Oldenquist dissents from Nozick's slightly starry-eyed view, arguing that "a moral community exacts retribution for its own good and not primarily to inform, connect, cure, use, or send any kind of message to the criminal." Oldenquist's case for retributive justice turns on what he sees as a social need for it: Humans can flourish and achieve their full humanity only in a society whose members hold one another morally accountable and hence deserving of blame and punishment for harms committed - "the essence of retribution." To deal with the objection that retribution stems from a barbarous desire to "get even," Oldenquist lays down conditions under which vengeance becomes "sanitized" into a form of justice: The punishment must be predictable; it must be decided after due deliberation and not in the heat of passion; it must be applied by officials who are not friends or relatives of the harmed party; and so on.

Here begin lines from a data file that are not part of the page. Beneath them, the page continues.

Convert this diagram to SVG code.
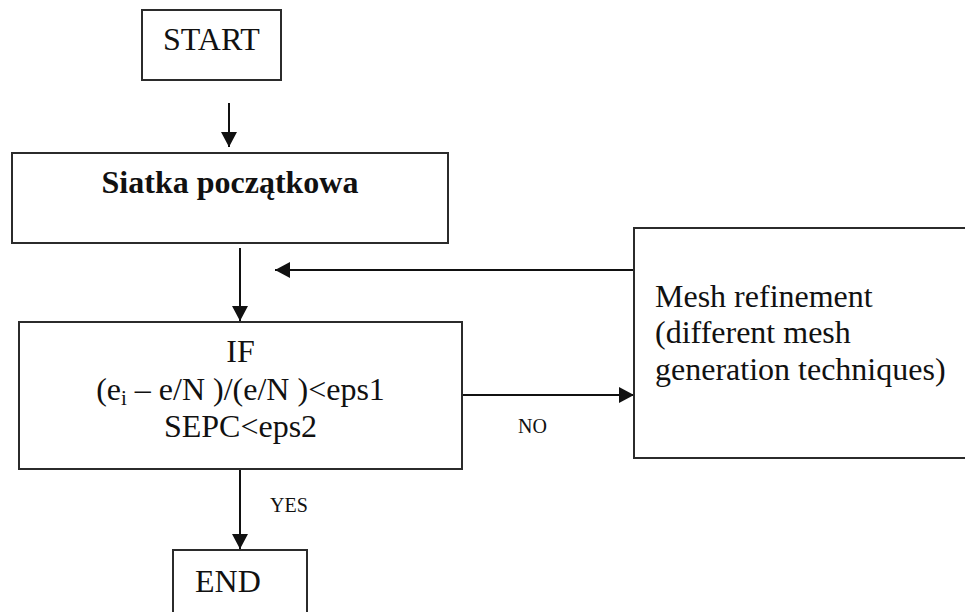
<svg xmlns="http://www.w3.org/2000/svg" width="965" height="612" viewBox="0 0 965 612">
<style>
  .box { fill: #ffffff; stroke: #2b2b2b; stroke-width: 2; }
  .conn { stroke: #111111; stroke-width: 2; fill: none; marker-end: url(#arrow); }
  .t { font-family: "Liberation Serif", "Times New Roman", serif; font-size: 32px; fill: #111111; }
  .b { font-weight: bold; }
  .s { font-family: "Liberation Serif", "Times New Roman", serif; font-size: 20px; fill: #111111; }
</style>
<defs>
  <marker id="arrow" viewBox="0 0 15 16" refX="15" refY="8" markerWidth="15" markerHeight="16" markerUnits="userSpaceOnUse" orient="auto">
    <path d="M0,0 L15,8 L0,16 z" fill="#111111"/>
  </marker>
</defs>
<rect width="965" height="612" fill="#ffffff"/>

<g id="connectors">
  <line class="conn" x1="229" y1="103" x2="229" y2="147"/>
  <line class="conn" x1="240" y1="248" x2="240" y2="321"/>
  <line class="conn" x1="637" y1="270" x2="275" y2="270"/>
  <line class="conn" x1="462" y1="395" x2="634" y2="395"/>
  <line class="conn" x1="240" y1="469" x2="240" y2="549"/>
  <text class="s" x="518" y="433">NO</text>
  <text class="s" x="270" y="512">YES</text>
</g>

<g id="start">
  <rect class="box" x="142" y="10" width="139" height="70"/>
  <text class="t" x="163" y="50">START</text>
</g>

<g id="siatka">
  <rect class="box" x="12" y="153" width="436" height="90"/>
  <text class="t b" x="230" y="193" text-anchor="middle">Siatka początkowa</text>
</g>

<g id="condition">
  <rect class="box" x="19" y="322" width="443" height="147"/>
  <text class="t" x="240.5" y="362" text-anchor="middle">IF</text>
  <text class="t" x="240.5" y="400" text-anchor="middle">(e<tspan font-size="21" dy="5">i</tspan><tspan dy="-5"> – e/N )/(e/N )&lt;eps1</tspan></text>
  <text class="t" x="240.5" y="437" text-anchor="middle">SEPC&lt;eps2</text>
</g>

<g id="refinement">
  <rect class="box" x="634" y="228" width="340" height="230"/>
  <text class="t" x="655" y="307">Mesh refinement</text>
  <text class="t" x="655" y="343">(different mesh</text>
  <text class="t" x="655" y="380">generation techniques)</text>
</g>

<g id="end">
  <rect class="box" x="173" y="550" width="134" height="80"/>
  <text class="t" x="195" y="592">END</text>
</g>
</svg>
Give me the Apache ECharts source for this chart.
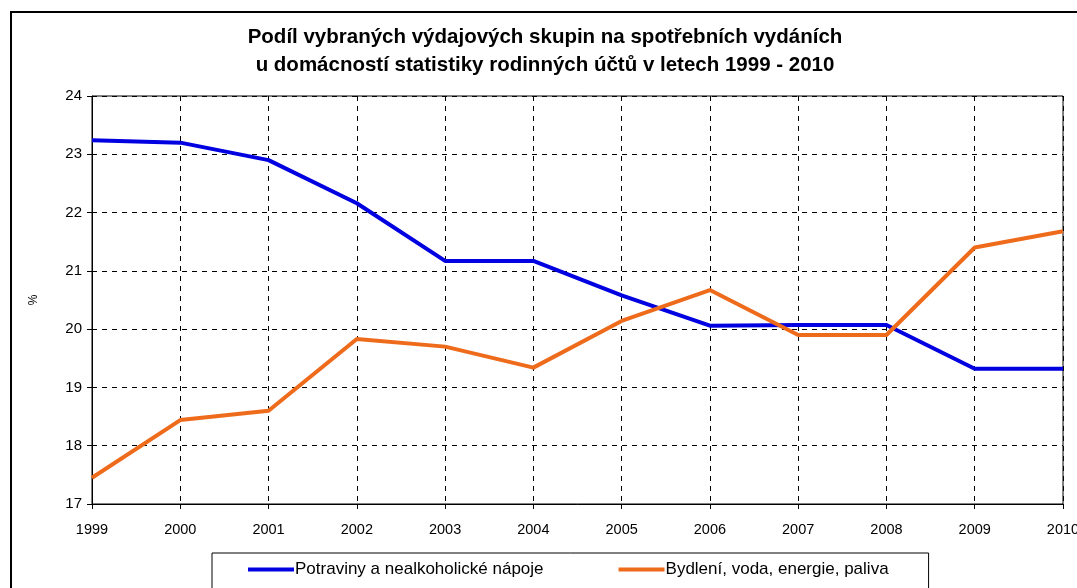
<!DOCTYPE html>
<html>
<head>
<meta charset="utf-8">
<script src="https://cdn.jsdelivr.net/npm/echarts@6/dist/echarts.min.js"></script>
<style>
html,body{margin:0;padding:0;background:#fff;}
#main{width:1077px;height:588px;}
</style>
</head>
<body>
<div id="main"></div>
<script>
// roky a hodnoty (%)
var years = ['1999','2000','2001','2002','2003','2004','2005','2006','2007','2008','2009','2010'];
var potraviny = [23.24, 23.2, 22.9, 22.16, 21.17, 21.17, 20.58, 20.06, 20.07, 20.07, 19.32, 19.32];
var bydleni = [17.45, 18.44, 18.6, 19.83, 19.7, 19.34, 20.14, 20.67, 19.9, 19.9, 21.4, 21.68];
var seriesNames = ['Potraviny a nealkoholické nápoje', 'Bydlení, voda, energie, paliva'];
var colors = ['#0000e0', '#ee6b1c'];

var font = "'Liberation Sans', Arial, sans-serif";
var myChart = echarts.init(document.getElementById('main'));

myChart.setOption({
    backgroundColor: '#fff',
    animation: false,
    title: {
        text: 'Podíl vybraných výdajových skupin na spotřebních vydáních\nu domácností statistiky rodinných účtů v letech 1999 - 2010',
        left: 540,
        textAlign: 'center',
        top: 18,
        textStyle: {
            fontFamily: font,
            fontSize: 20.5,
            fontWeight: 'bold',
            color: '#000',
            lineHeight: 28
        }
    },
    graphic: [{
        type: 'rect',
        shape: {x: 11, y: 12, width: 1100, height: 620},
        style: {fill: 'none', stroke: '#000', lineWidth: 2},
        silent: true
    }],
    legend: {
        data: seriesNames,
        left: 212,
        top: 553,
        orient: 'horizontal',
        itemWidth: 46,
        itemHeight: 4,
        itemGap: 75,
        icon: 'rect',
        padding: [8, 40, 24, 36],
        borderColor: '#000',
        borderWidth: 1,
        textStyle: {fontFamily: font, fontSize: 17, color: '#000', padding: [0, 0, 0, -4]}
    },
    grid: {
        left: 92,
        right: 14,
        top: 96,
        bottom: 84,
        outerBoundsMode: 'none',
        show: true,
        borderColor: '#000',
        borderWidth: 1,
        backgroundColor: '#fff'
    },
    xAxis: {
        type: 'category',
        data: years,
        boundaryGap: false,
        axisLine: {lineStyle: {color: '#000', width: 1}},
        axisTick: {show: true, length: 5, lineStyle: {color: '#000'}},
        axisLabel: {fontFamily: font, fontSize: 14.5, color: '#000', margin: 18},
        splitLine: {show: true, lineStyle: {color: '#000', type: [5, 5], width: 1}}
    },
    yAxis: {
        type: 'value',
        min: 17,
        max: 24,
        interval: 1,
        name: '%',
        nameLocation: 'middle',
        nameGap: 52,
        nameTextStyle: {fontFamily: font, fontSize: 12, color: '#000'},
        axisLine: {show: true, lineStyle: {color: '#000', width: 1}},
        axisTick: {show: true, length: 5, lineStyle: {color: '#000'}},
        axisLabel: {fontFamily: font, fontSize: 15, color: '#000', margin: 10},
        splitLine: {show: true, lineStyle: {color: '#000', type: [5, 5], width: 1}}
    },
    series: [{
        name: seriesNames[0],
        type: 'line',
        data: potraviny,
        symbol: 'none',
        color: colors[0],
        lineStyle: {width: 4, color: colors[0]}
    }, {
        name: seriesNames[1],
        type: 'line',
        data: bydleni,
        symbol: 'none',
        color: colors[1],
        lineStyle: {width: 4, color: colors[1]}
    }]
});
</script>
</body>
</html>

But even if we accept that punishment on retributive grounds is (1) socially necessary and (2) not a mere urge for revenge, we still have not established the truth of the claim "Some people deserve to be punished." Oldenquist admits as much, conceding that retributive judgments may have to be justified independently of their truth or falsity; indeed, we should regard them as part of a social ritual akin to marriage or bear dances. A mistaken retributive judgment would thus, he says, be akin to "doing the bear dance incorrectly."

If the retributive case for punishment is philosophically shaky, the utilitarian case has grave defects of its own. Deterrence would seem to sanction the punishment of innocent persons as long as they were widely believed to be guilty, not to mention the punishment of wives and children of criminals who are difficult to apprehend, such as terrorists. Even the benign idea of quarantining criminals for social protection and rehabilitation - championed by Clarence Darrow, who opposed punishment per se on the grounds that humans never really act freely and hence cannot be held accountable for their actions - can lead to unwelcome consequences. Why not quarantine and "treat" likely criminals before they commit their crimes?

Happily, there is at least one proposition about punishment that everyone seems to agree on these days, regardless of his or her philosophical orientation. It is that torture - the deliberate infliction of physical pain - is not a morally permissible way of punishing a wrongdoer. Unless, curiously, that wrongdoer is a child in need of a spanking.